You can’t train with them! You can’t be my friend if you’re their friend! This ex-instructor is stealing all our secrets! This ex-instructor is offering a lower quality product! You can’t train with anyone else but us!
It seems like it’s a playground out there. Not a nice one either.
What’s on my mind? I recently saw a letter that the JKA sent out to its members forbidding them from training with an offshoot organisation. A letter that also that also states that attendance at such seminars may violate their ‘ethics and discipline regulations.’
Wow.
It’s not as if I haven’t seen this behaviour before though: across Karate styles, in other martial arts, and in the ‘Reality Based Self Defence’ community. For my own part I’ve had an editor remove my name from a karate article that recommended me and I’ve known one instructor to imply that my decades of knowledge (and magazine articles and the karate system name in use before we even met) are based on the little common material he shared in two weekend seminars. I find it a shame that people can be so insecure.
There are good ways to attract and retain students and there are bad ways. There are good reasons to recommend someone not train with another group and there are bad reasons.
Let’s start with cross-training, that training element that probably every style founder and good quality teacher has in common. That training approach of taking and adapting good information from multiple sources that is best practice in every single physical discipline and common to all top tier professional coaches. After paying attention and putting in effort, cross-training is probably the single most important thing you can do (whether that is in person, online or through wider reading and research).
The only really good reasons to recommend that a group or instructor be avoided is if you have evidence of poor safety practices, fake qualifications, or knowledge of inappropriate behaviour that may put trainees at other risks (which, if held, should have been reported for investigation if it breaches any laws). It boils down to ‘Is there a physical or mental health risk or risk of abuse to my student?’, if not, it’s none of your business.
Any other reasons are probably bad reasons. If what is being taught elsewhere clashes with your organisation’s approaches it is up to the student to rationalise or compartmentalise such differences and to be able to separate them. If the process of doing so slows their ability to perform appropriately for gradings, that is their choice. If they decide to continue their training elsewhere and no longer train with you, that is their choice too. Students are not serfs.
If an instructor leaves an organisation and chooses to teach under a new umbrella, that is their choice. If they have been awarded grades then they are a reflection of that organisation’s standards. Those grades are not automatically invalid; they will always be an accurate reflection of how their skills and knowledge were valued at the time they were awarded. Organisations also need to accept that they may not have been the only source of an individual’s knowledge. It may be that a departing instructor is actually offering a more appropriate different training opportunity for other people. It might be that their choosing to move on should be cause for introspection rather than isolation or insults.

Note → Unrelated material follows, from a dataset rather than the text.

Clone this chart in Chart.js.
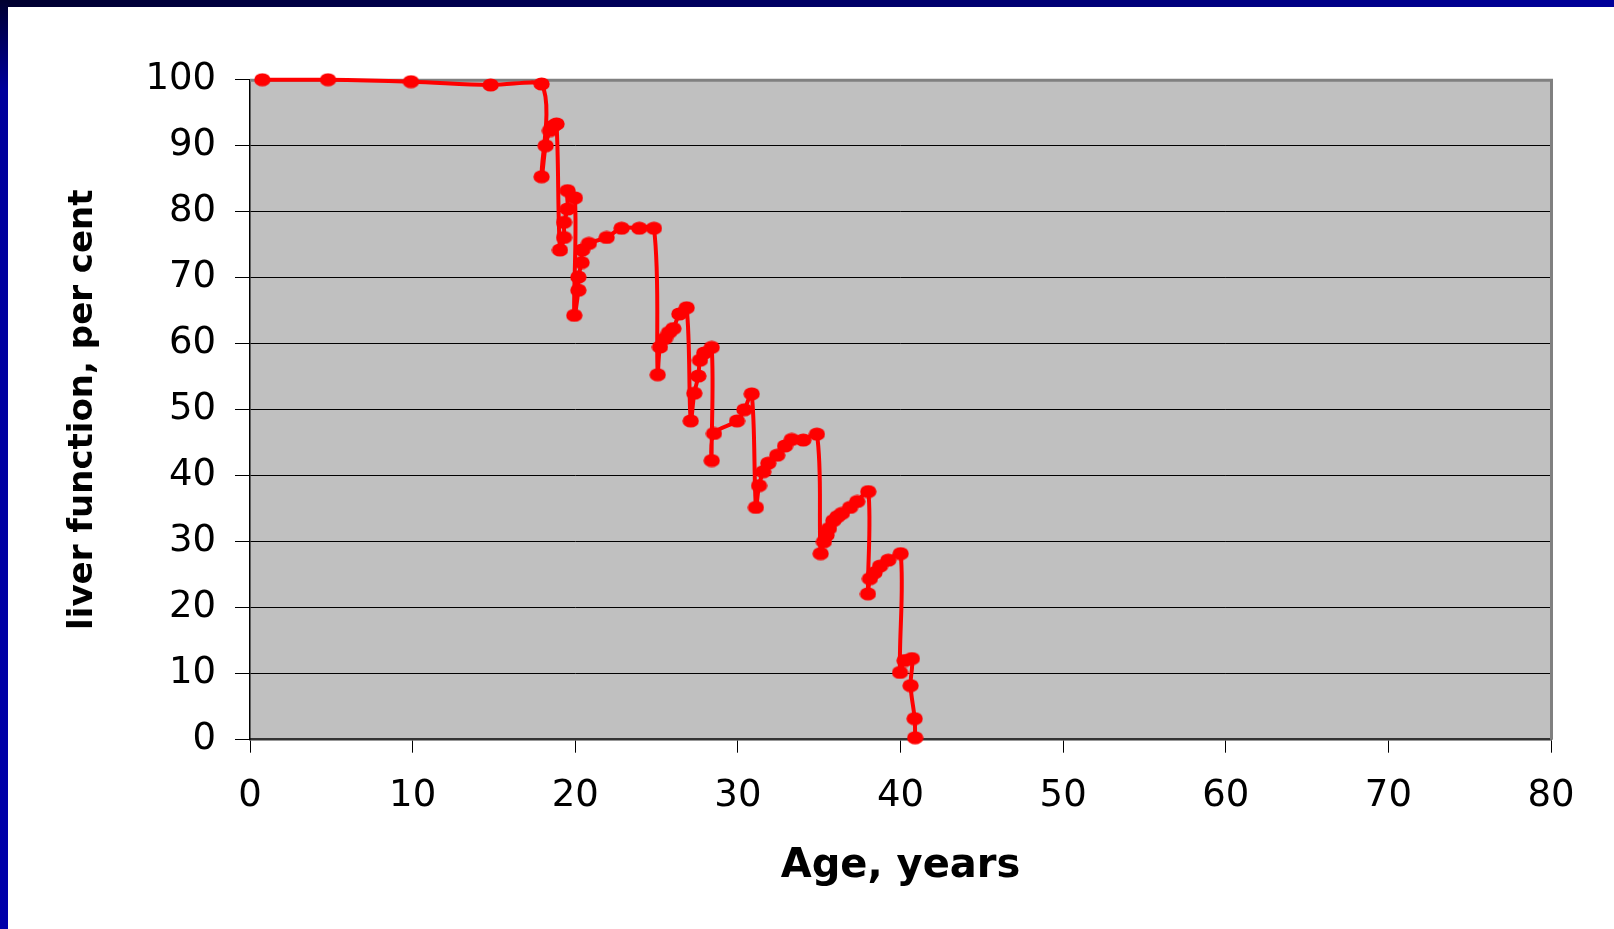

If an organisation chooses to ‘kick out’ an instructor for any non-criminal activity, or suggests they move on, that does not remove their ability to teach what they know. When an organisation seeks to undermine the qualifications of any former instructor or student they are actually discrediting their own current students and teaching. The martial arts are no different from any other walk of life; you will get ‘bad eggs’ and sometimes these individuals are very skilled at concealing undesirable traits and actions, but how long they are able to do so and how much responsibility they are given also says something about the culture of their parent organisation.
Students pay for the training and knowledge instructors provide. That information is already in the public domain, across multiple martial arts styles and in multiple publications. The information is rather like food; all teachers, texts and styles do is create interesting menus and dietary plans and recipes of dishes, they are not bio-engineering new crops or inventing new cooking methods and their organisations cannot trademark their techniques or knowledge because it isn’t new. Non-disclosure or non-competition agreements have no validity given that the techniques and information that are passed on can already be learned elsewhere. There is nothing new under the sun in thousands of years of human violence. The only thing that can be trademarked are logos and any in-house teaching terminology devised to describe pre-existing (and often common) concepts.
So how do you retain students if they are able to train with whoever they want? The simple answer is you make your club or organisation a place where people want to train.
There are many different reasons why individuals may take up a martial art, and their interests and aims may change over the time they train, but there some aspects that encourage people to stay that I think unite most:
- good quality instruction in good quality material
- a welcoming and supportive training environment
- opportunities to progress
- to get fitter, stronger and faster and be pushed but also to enjoy the training
- good value for money
- safe and hygienic practices
- feeling valued and respected
These are not unreasonable expectations. It’s also not unreasonable for you to raise concerns about how you or anyone else are treated.
It is unreasonable to be told with whom you can or cannot train with in your own personal time. It’s okay for a supermarket to say that you can only use their rewards card to get discounts off their items, it’s not acceptable for them to attempt to forbid you from shopping elsewhere, from holding multiple reward cards, or to track your social media to see if you are shopping elsewhere.
Wherever I train I look first and foremost for the top item on the list above, but if the other items aren’t met then I wouldn’t stay. There is a world of amazing instructors out there that meet all those requirements. Find them and enjoy your martial arts journey.